**What is being asked**
List the lines of this listing that hold the word "chart".

**Exercise materials**

******************************

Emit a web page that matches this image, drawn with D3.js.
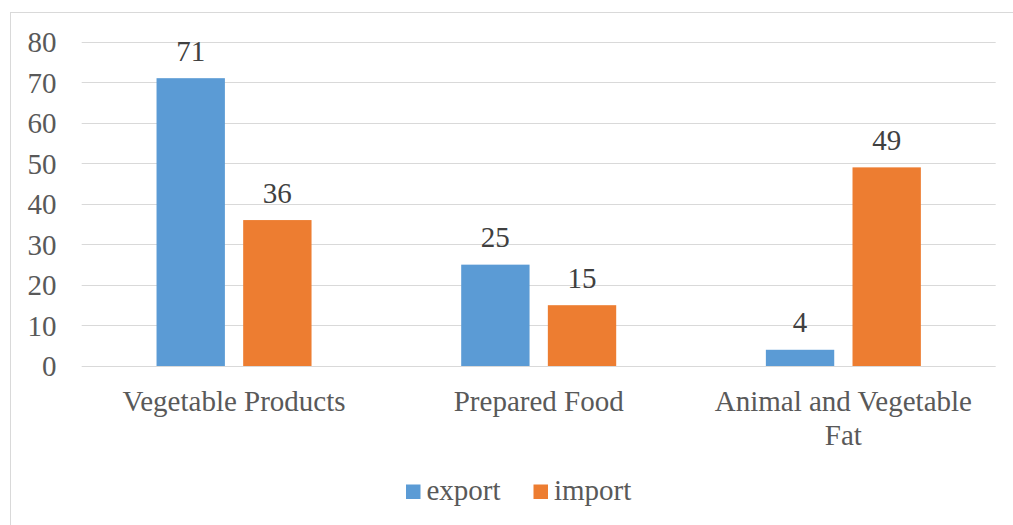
<!DOCTYPE html>
<html><head><meta charset="utf-8">
<script src="https://cdn.jsdelivr.net/npm/d3@7"></script>
<style>body{margin:0;background:#fff;}svg{display:block;}</style>
</head><body>
<svg id="chart" width="1013" height="525"></svg>
<script>
const categories = ["Vegetable Products", "Prepared Food", "Animal and Vegetable Fat"];
const seriesNames = ["export", "import"];
const exportValues = [71, 25, 4];
const importValues = [36, 15, 49];
const yTicks = [0, 10, 20, 30, 40, 50, 60, 70, 80];
const colors = ["#5B9BD5", "#ED7D31"];

(function () {
const data = categories.map((c, i) => ({cat: c, vals: [exportValues[i], importValues[i]]}));

const svg = d3.select("#chart");
const font = "Liberation Serif";
const fs = "29px";
const textColor = "#595959";

// chart border
svg.append("rect").attr("x", 10.5).attr("y", 12.5).attr("width", 1010).attr("height", 520)
  .attr("fill", "#fff").attr("stroke", "#D9D9D9").attr("stroke-width", 1);

const pLeft = 81.7, pRight = 995.7, pTop = 41.7, pBottom = 366;
const y = d3.scaleLinear().domain([0, 80]).range([pBottom, pTop]);
const x0 = d3.scaleBand().domain(categories).range([pLeft, pRight]).padding(0);
const groupW = 155;
const x1 = d3.scaleBand().domain(seriesNames).range([0, groupW]).paddingInner(0.211).paddingOuter(0);

// gridlines
svg.append("g").selectAll("line").data(yTicks).join("line")
  .attr("x1", pLeft).attr("x2", pRight)
  .attr("y1", d => Math.round(y(d)) + 0.5).attr("y2", d => Math.round(y(d)) + 0.5)
  .attr("stroke", "#D9D9D9").attr("stroke-width", 1);

// y axis labels
const yAxis = d3.axisLeft(y).tickValues(yTicks).tickSize(0).tickPadding(0);
const gy = svg.append("g").attr("transform", `translate(56.5,0)`).call(yAxis);
gy.select(".domain").remove();
gy.attr("font-family", null).attr("font-size", null);
gy.selectAll("text").style("font-family", font).style("font-size", fs).attr("fill", textColor)
  .attr("dy", "0.34em");

// bars
const groups = svg.append("g").selectAll("g").data(data).join("g")
  .attr("transform", d => `translate(${x0(d.cat) + x0.bandwidth() / 2 - groupW / 2},0)`);
groups.selectAll("rect").data(d => d.vals.map((v, i) => ({s: seriesNames[i], v, i}))).join("rect")
  .attr("x", d => x1(d.s)).attr("width", x1.bandwidth())
  .attr("y", d => y(d.v)).attr("height", d => y(0) - y(d.v))
  .attr("fill", d => colors[d.i]);
groups.selectAll("text").data(d => d.vals.map((v, i) => ({s: seriesNames[i], v, i}))).join("text")
  .attr("x", d => x1(d.s) + x1.bandwidth() / 2).attr("y", d => y(d.v) - 17.5)
  .attr("text-anchor", "middle").style("font-family", font).style("font-size", fs)
  .attr("fill", "#404040").text(d => d.v);

// category labels (wrap)
const catLines = {"Animal and Vegetable Fat": ["Animal and Vegetable", "Fat"]};
const gx = svg.append("g");
categories.forEach(c => {
  const lines = catLines[c] || [c];
  const t = gx.append("text").attr("text-anchor", "middle").style("font-family", font)
    .style("font-size", fs).attr("fill", textColor);
  lines.forEach((l, i) => {
    t.append("tspan").attr("x", x0(c) + x0.bandwidth() / 2).attr("y", 410.5 + i * 34).text(l);
  });
});

// legend
const legend = svg.append("g");
const legendItems = [{name: "export", x: 406}, {name: "import", x: 533.5}];
legendItems.forEach((it, i) => {
  legend.append("rect").attr("x", it.x).attr("y", 484.5).attr("width", 14.5).attr("height", 14.5).attr("fill", colors[i]);
  legend.append("text").attr("x", it.x + 20.5).attr("y", 499.5).style("font-family", font)
    .style("font-size", fs).attr("fill", textColor).text(it.name);
});
})();
</script>
</body></html>
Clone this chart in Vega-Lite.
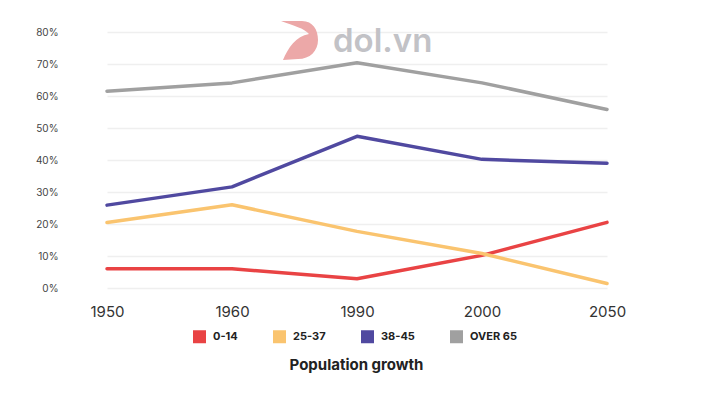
{
  "$schema": "https://vega.github.io/schema/vega-lite/v6.json",
  "width": 603,
  "height": 256,
  "autosize": "none",
  "padding": {"left": 66, "top": 32, "right": 43, "bottom": 113},
  "background": "white",
  "config": {
    "font": "Inter",
    "view": {"stroke": null},
    "axisY": {
      "title": null,
      "domain": false,
      "ticks": false,
      "grid": true,
      "labelOverlap": false,
      "format": ".0%",
      "labelFontSize": 10,
      "labelColor": "#444444",
      "labelFont": "Inter",
      "labelPadding": 8,
      "gridColor": "#EFEFEF",
      "gridWidth": 1.5
    },
    "axisX": {
      "title": null,
      "domain": false,
      "ticks": false,
      "grid": false,
      "labelAngle": 0,
      "labelFontSize": 15,
      "labelColor": "#333333",
      "labelFont": "Inter",
      "labelPadding": 16
    }
  },
  "title": {
    "text": "Population growth",
    "orient": "bottom",
    "anchor": "middle",
    "fontSize": 15,
    "fontWeight": "bold",
    "color": "#222222",
    "font": "Inter",
    "dx": -11,
    "offset": 4
  },
  "encoding": {
    "x": {
      "field": "year",
      "type": "ordinal",
      "scale": {"type": "point", "domain": ["1950", "1960", "1990", "2000", "2050"], "range": [41, 541], "padding": 0},
      "axis": {"title": null}
    },
    "y": {
      "field": "value",
      "type": "quantitative",
      "scale": {"domain": [0, 0.8], "nice": false},
      "axis": {"title": null, "values": [0, 0.1, 0.2, 0.3, 0.4, 0.5, 0.6, 0.7, 0.8], "format": ".0%"}
    }
  },
  "layer": [
    {
      "data": {
        "values": [
          {"year": "1950", "group": "0-14", "value": 0.06},
          {"year": "1960", "group": "0-14", "value": 0.06},
          {"year": "1990", "group": "0-14", "value": 0.029},
          {"year": "2000", "group": "0-14", "value": 0.102},
          {"year": "2050", "group": "0-14", "value": 0.205},
          {"year": "1950", "group": "25-37", "value": 0.205},
          {"year": "1960", "group": "25-37", "value": 0.26},
          {"year": "1990", "group": "25-37", "value": 0.177},
          {"year": "2000", "group": "25-37", "value": 0.108},
          {"year": "2050", "group": "25-37", "value": 0.014},
          {"year": "1950", "group": "38-45", "value": 0.259},
          {"year": "1960", "group": "38-45", "value": 0.316},
          {"year": "1990", "group": "38-45", "value": 0.474},
          {"year": "2000", "group": "38-45", "value": 0.402},
          {"year": "2050", "group": "38-45", "value": 0.39},
          {"year": "1950", "group": "OVER 65", "value": 0.615},
          {"year": "1960", "group": "OVER 65", "value": 0.641},
          {"year": "1990", "group": "OVER 65", "value": 0.704},
          {"year": "2000", "group": "OVER 65", "value": 0.641},
          {"year": "2050", "group": "OVER 65", "value": 0.558}
        ]
      },
      "mark": {"type": "line", "strokeWidth": 3.5, "strokeCap": "round", "strokeJoin": "round"},
      "encoding": {
        "color": {
          "field": "group",
          "type": "nominal",
          "scale": {
            "domain": ["0-14", "25-37", "38-45", "OVER 65"],
            "range": ["#E94344", "#FAC46F", "#5049A0", "#A0A0A0"]
          },
          "legend": {
            "title": null,
            "orient": "none",
            "legendX": 127,
            "legendY": 298,
            "direction": "horizontal",
            "symbolType": "square",
            "symbolSize": 36,
            "symbolStrokeWidth": 7,
            "symbolOpacity": 1,
            "labelFont": "Inter",
            "labelFontSize": 11,
            "labelFontWeight": "bold",
            "labelColor": "#222222",
            "labelOffset": 7,
            "columnPadding": 24
          }
        }
      }
    },
    {
      "data": {"values": [{"logo": "dol.vn", "year": "1990", "value": 0.775}]},
      "mark": {
        "type": "point",
        "shape": "M -0.85 -0.95 L 0.2 -0.95 C 0.75 -0.95 1 -0.5 1 0 C 1 0.55 0.6 0.95 0 0.95 L -0.75 1 C -0.5 0.4 -0.1 -0.2 0.55 -0.3 C 0.3 -0.6 -0.2 -0.7 -0.85 -0.95 Z",
        "filled": true,
        "color": "#ECA8A8",
        "opacity": 1,
        "size": 1600,
        "xOffset": -59
      }
    },
    {
      "data": {"values": [{"logo": "dol.vn", "year": "1990", "value": 0.7375}]},
      "mark": {
        "type": "text",
        "font": "Inter",
        "fontSize": 33,
        "fontWeight": 600,
        "color": "#C2C2C6",
        "align": "left",
        "baseline": "alphabetic",
        "dx": -24
      },
      "encoding": {
        "text": {"field": "logo"}
      }
    }
  ]
}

******************************

**Solution for this problem**
<svg id="chart" width="1013" height="525"></svg>
const svg = d3.select("#chart");
// chart border
Clone this chart in Vega-Lite.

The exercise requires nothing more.